Reproduce the material below line by line, beginning with its first line and ending with the line that contains "import plotly.graph_objects as go"; leave out pictures.

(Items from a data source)
== == ==

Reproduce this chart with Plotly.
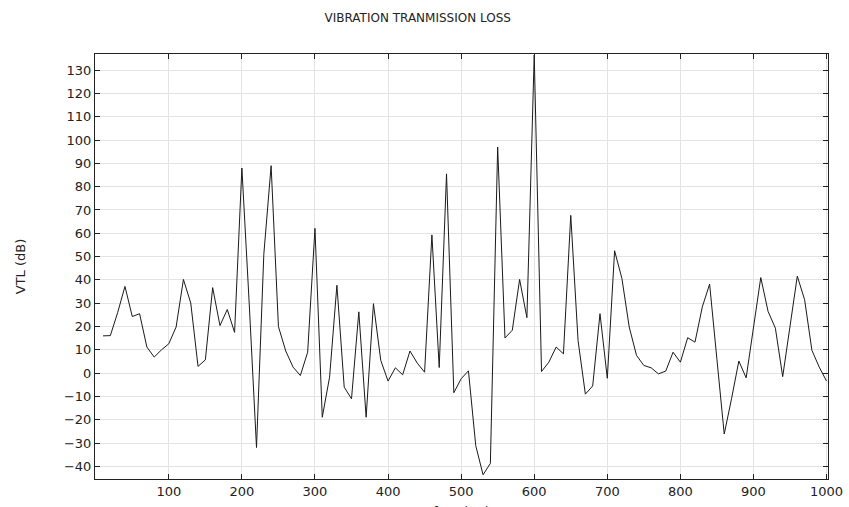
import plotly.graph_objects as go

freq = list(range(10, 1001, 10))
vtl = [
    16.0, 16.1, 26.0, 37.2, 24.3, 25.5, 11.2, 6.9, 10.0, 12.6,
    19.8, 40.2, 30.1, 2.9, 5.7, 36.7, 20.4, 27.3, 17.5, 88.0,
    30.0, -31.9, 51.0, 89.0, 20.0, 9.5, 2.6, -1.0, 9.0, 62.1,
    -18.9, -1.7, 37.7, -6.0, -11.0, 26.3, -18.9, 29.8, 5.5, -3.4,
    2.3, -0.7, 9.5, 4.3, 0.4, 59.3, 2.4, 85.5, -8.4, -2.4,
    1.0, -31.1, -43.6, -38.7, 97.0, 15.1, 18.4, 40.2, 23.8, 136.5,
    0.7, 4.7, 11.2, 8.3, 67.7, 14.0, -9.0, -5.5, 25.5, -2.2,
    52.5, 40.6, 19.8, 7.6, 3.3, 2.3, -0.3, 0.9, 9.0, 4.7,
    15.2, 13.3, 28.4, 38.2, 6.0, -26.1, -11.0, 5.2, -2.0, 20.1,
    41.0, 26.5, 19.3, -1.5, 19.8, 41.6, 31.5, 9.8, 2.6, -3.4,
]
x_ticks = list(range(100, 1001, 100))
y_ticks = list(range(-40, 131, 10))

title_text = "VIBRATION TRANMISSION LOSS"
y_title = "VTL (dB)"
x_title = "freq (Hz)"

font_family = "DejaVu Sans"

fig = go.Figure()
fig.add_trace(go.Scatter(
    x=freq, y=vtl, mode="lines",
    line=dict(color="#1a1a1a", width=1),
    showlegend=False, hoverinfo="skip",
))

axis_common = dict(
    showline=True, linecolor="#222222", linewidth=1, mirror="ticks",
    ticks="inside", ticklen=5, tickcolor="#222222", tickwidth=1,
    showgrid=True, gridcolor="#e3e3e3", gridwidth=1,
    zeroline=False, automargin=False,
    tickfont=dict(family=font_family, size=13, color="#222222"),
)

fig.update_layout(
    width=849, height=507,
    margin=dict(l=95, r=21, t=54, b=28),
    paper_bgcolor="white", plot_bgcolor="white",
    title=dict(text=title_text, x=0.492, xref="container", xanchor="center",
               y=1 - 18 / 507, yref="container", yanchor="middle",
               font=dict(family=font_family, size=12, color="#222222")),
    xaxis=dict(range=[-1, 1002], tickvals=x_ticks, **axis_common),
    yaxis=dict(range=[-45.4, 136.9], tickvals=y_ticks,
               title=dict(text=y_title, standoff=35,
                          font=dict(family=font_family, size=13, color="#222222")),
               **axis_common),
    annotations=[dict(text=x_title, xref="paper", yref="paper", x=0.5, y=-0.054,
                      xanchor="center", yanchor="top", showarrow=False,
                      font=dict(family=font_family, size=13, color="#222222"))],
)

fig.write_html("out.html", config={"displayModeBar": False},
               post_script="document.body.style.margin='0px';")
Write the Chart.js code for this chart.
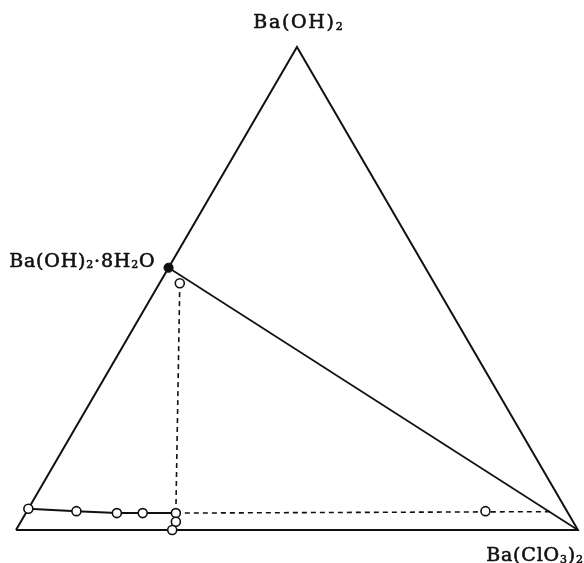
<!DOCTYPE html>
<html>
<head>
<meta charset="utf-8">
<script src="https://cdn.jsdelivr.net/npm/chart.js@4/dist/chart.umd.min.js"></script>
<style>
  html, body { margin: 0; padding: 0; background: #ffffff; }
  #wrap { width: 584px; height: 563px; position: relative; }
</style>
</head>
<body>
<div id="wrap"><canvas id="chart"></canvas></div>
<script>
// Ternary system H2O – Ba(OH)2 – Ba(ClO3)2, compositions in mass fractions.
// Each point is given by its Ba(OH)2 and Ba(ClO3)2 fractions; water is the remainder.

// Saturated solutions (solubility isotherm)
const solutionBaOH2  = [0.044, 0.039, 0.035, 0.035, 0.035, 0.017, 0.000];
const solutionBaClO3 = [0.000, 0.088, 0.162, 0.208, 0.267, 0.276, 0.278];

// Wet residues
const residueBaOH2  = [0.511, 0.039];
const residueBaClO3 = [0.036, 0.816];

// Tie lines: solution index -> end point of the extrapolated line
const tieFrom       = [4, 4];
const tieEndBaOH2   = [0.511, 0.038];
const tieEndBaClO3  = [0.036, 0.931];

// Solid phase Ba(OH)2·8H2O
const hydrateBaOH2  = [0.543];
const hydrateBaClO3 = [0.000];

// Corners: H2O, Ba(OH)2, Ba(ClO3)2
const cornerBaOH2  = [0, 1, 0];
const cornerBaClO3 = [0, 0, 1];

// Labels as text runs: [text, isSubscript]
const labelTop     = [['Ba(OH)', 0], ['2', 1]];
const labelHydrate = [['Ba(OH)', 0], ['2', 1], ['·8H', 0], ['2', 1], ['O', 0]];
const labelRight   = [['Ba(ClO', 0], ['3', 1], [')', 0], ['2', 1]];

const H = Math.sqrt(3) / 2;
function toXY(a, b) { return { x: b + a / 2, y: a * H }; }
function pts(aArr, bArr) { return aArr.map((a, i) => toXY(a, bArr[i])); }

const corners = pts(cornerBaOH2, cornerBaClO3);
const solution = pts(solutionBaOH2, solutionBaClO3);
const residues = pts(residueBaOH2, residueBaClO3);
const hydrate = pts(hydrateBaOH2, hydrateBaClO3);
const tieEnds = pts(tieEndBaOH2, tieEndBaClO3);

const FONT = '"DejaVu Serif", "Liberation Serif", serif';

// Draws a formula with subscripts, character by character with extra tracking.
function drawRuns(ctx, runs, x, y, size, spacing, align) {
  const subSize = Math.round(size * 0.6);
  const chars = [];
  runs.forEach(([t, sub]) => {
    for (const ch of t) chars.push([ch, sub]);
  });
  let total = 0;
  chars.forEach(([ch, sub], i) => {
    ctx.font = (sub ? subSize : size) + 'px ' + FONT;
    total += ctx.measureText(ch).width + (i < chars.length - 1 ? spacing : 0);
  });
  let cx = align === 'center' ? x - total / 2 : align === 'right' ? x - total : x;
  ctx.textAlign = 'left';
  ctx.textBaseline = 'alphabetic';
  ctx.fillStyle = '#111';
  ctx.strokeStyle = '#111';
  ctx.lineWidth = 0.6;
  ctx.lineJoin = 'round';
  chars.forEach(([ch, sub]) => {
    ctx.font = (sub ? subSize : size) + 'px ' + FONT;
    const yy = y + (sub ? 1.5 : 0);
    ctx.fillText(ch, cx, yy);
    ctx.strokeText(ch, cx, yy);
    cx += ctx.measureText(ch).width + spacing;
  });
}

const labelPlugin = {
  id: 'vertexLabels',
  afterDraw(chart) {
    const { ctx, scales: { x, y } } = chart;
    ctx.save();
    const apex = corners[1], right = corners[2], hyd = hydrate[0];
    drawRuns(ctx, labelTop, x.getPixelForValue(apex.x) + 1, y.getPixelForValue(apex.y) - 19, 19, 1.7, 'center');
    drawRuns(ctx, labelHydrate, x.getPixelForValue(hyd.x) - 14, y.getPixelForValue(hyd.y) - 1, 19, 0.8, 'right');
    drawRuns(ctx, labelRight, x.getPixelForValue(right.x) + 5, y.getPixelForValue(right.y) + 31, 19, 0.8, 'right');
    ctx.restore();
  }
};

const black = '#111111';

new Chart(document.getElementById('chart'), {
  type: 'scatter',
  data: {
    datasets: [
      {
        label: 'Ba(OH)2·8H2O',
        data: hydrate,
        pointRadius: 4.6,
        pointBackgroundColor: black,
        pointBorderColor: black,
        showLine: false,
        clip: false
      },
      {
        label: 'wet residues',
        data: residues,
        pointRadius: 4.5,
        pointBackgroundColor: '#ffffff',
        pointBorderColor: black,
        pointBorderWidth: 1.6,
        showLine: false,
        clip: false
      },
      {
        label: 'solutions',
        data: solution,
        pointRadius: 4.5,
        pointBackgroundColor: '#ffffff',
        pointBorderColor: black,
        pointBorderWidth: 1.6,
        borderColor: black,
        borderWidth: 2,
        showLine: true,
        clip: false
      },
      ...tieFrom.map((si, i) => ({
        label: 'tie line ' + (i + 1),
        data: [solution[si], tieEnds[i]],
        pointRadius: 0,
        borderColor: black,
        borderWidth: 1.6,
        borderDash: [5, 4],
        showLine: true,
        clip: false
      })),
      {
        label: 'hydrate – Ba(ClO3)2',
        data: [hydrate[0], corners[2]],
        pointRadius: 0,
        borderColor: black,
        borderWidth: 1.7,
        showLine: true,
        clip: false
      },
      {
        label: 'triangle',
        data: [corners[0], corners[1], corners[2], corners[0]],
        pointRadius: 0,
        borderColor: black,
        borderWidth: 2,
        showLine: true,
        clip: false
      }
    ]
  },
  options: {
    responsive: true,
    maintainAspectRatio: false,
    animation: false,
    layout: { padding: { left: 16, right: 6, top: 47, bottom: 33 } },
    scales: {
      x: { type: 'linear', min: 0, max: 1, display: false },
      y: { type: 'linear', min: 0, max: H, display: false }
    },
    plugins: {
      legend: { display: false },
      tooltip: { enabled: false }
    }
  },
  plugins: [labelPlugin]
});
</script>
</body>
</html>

== == ==

• Full answer:
Reproduce this chart with Plotly.
import plotly.graph_objects as go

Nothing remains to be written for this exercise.